Ken Russell has a unique cinematic voice and watching him interpret Aldous Huxley’s super challenging “The Devils of Loudon” is something that the studio should make available just on principle. This one is highly stylized and maybe even a bit dated but it is also more fun than it has a right to be given the source material.
Call Jorg Buttgereit a necrophile if you want but his films are seldom boring. They’re also never as flatly visceral as countrymen Olaf Ittenbach and Andreas Schnaass. “Der Todesking” is his best film by a whisker beating out the greatest, girl-keeps-boyfriend’s-decaying-penis-in-the-fridge movie ever, Nekromanitk 2. An aesthetically disparate collection of death vignettes that fuse into an enveloping river of gloom, “The Death King” is one depressing little trip through the doldrums.

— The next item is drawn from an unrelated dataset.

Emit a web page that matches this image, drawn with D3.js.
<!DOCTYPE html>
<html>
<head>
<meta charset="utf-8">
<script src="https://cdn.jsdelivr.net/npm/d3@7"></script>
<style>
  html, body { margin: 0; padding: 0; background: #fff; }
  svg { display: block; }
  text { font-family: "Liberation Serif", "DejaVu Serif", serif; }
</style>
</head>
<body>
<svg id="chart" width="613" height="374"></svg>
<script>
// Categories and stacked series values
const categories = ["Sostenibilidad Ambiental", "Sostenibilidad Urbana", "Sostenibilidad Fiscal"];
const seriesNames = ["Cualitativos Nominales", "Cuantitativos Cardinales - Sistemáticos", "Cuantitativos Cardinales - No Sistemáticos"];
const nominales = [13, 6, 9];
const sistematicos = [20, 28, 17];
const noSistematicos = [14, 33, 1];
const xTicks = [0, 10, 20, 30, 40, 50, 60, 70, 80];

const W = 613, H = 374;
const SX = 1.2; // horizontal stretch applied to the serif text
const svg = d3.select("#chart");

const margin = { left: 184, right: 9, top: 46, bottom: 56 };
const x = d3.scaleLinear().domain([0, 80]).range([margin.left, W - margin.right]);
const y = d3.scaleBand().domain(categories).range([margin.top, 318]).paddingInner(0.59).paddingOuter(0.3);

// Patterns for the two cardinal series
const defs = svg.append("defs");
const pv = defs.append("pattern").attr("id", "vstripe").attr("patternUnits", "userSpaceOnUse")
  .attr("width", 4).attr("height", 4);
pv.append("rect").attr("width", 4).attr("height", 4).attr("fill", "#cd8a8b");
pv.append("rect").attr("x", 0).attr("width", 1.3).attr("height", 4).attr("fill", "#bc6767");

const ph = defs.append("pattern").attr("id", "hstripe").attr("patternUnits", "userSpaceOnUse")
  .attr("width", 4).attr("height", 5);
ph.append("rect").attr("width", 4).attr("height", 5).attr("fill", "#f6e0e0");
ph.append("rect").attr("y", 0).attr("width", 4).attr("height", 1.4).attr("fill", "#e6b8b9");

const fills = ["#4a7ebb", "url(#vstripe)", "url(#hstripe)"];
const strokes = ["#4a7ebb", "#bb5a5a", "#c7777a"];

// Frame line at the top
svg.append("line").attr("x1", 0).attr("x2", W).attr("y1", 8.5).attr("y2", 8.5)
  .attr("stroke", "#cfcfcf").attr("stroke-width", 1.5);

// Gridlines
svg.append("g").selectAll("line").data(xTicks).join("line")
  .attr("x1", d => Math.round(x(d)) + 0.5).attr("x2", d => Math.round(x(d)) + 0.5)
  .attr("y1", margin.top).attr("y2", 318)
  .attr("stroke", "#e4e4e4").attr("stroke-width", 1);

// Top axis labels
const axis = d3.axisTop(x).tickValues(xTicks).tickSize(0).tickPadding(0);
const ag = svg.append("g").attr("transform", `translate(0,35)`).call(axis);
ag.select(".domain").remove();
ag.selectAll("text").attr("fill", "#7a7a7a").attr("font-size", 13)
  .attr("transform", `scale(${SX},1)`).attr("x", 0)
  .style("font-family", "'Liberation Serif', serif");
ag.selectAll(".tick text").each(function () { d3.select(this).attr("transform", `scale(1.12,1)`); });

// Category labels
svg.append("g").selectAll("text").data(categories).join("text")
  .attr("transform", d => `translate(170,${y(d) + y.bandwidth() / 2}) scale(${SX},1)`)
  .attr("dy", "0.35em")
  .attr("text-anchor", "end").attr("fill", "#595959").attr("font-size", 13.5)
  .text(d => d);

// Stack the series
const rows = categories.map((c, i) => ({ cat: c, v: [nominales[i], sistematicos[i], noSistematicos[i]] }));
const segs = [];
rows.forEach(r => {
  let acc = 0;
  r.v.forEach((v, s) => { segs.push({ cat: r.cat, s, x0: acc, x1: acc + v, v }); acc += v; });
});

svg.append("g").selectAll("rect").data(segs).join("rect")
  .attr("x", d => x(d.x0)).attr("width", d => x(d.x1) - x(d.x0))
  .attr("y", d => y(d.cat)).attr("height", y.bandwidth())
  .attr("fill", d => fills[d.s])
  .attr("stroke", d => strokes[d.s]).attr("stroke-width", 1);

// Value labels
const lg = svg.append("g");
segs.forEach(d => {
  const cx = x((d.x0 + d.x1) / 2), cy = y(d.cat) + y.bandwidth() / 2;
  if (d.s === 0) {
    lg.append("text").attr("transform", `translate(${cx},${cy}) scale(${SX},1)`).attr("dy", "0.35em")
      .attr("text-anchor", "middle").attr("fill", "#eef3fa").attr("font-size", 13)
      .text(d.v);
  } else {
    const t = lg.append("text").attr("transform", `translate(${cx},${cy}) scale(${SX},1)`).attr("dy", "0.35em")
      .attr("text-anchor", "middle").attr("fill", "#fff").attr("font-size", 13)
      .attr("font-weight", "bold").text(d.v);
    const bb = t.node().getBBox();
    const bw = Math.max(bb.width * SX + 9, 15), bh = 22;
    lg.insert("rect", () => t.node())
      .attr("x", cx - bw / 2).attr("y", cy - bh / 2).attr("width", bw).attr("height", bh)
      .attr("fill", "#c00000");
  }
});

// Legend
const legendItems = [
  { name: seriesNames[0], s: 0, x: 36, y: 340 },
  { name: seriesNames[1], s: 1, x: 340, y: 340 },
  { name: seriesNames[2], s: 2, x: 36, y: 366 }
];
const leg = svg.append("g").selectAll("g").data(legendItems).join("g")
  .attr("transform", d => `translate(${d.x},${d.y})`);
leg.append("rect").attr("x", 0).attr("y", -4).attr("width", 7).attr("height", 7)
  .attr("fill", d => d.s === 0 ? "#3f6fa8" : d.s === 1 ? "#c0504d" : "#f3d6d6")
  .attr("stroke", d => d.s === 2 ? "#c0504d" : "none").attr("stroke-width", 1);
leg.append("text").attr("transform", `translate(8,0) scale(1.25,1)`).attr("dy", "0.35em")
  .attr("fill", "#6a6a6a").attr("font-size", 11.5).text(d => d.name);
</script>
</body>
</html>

Availability: Region 2 DVD OOP
Pure nostalgia here. I am pretty sure this is not a ‘good’ movie, but the memories I do have of a deformed cannibalistic rape-spawn terrorizing Canadian teens left enough of an impression that I wanna see it again.
If I had a nickel for every time my parents told me not to stick my penis in the sand… I never fully understood the reason for this warning until I saw ‘Blood Beach”. There is no reason this should have gone out of print.
Availability: DVD OOP
Quick question, if a mob of violent hicks murder your family then rape your girlfriend, what do you do? You do what Joey Rosso did, outfit your Monster truck with a retractable 20 inch mining drill, a nasty pair of pneumatic tin snips and a flamethrower; then you go hick pickin’.
I believe the phrase you’re looking for here is:
“Fuck Yeah, Hoss!”
Availability: DVD OOP
The poster has you thinking Zodiac Killer or Potato sack Jason. The truth is, the mood on this one is a lot harder to peg than that. No matter what its design may be it is an interesting little thriller deserving of a DVD release.
I haven’t seen this one in 30 years. I do remember some sort of horrendous glass in the face moment though. That and Charlton Heston are reason enough to make it a desirable commodity. This one is available through video on demand via Amazon.
Availability: VHS; Amazon Video on Demand
(Editors Note: This movie's so obscure, we can't find a trailer!)
This is the biggest reach on the list and the least likely to ever get a DVD release. This is an oddball riff on the 1920 silent classic “The Cabinet of Dr. Caligari”. Instead of a traveling hypnotist Dr. Caligari is a bob-wearing mod chick doing electro-shock experiments on a housewife with a raging libido. Stephen Sayadian, the director of “Café Flesh” brings a porn feel to the proceedings but also packs it with goofy dialog and low-rent Tim Burton atmosphere.
Best Line: “My husband had an erection once, silly really.”
Lyle Alzado plays an electrocuted serial killer who terrorizes Anthony Perkins and Deborah Foreman (Valley Girl) in an abandoned prison. If you thought the big lunk was terrifying on the football field you really owe it to yourself to see him shaved down, oiled up and running amuck with a 150lbs jack hammer while impersonating Ogre from “Revenge of the Nerds”. Wes Craven was so smitten with this film that he remade it a year later and called it “Shocker”.
No Keanu, no Morgan Freeman just a whole mess of guys in hazmat suits chasing an amnesiac nuclear engineer through the wilds of Australia. Nuclear incident, something, something, corporate greed, something, something, I can’t really remember too much. What has stuck with me is that the hero in this film drives what amounts to the bitchin’est King-god, big balls, pistol-whip, tits and ass magnet, motherhumper of a supped-up Subaru Brat that ever burned ass on the Aussie blacktop. To this day bucket seats still give me a chub.
Okay so this isn’t that hard to find unless you don’t know what you are looking for, of course with that framing everything is hard to find. Anyway, I skipped over this DVD several times because it features a huge picture of Mel Gibson who apparently wanders through the background of the film as a bearded mechanic. Maybe the most egregious example of shadow marketing ever perpetrated.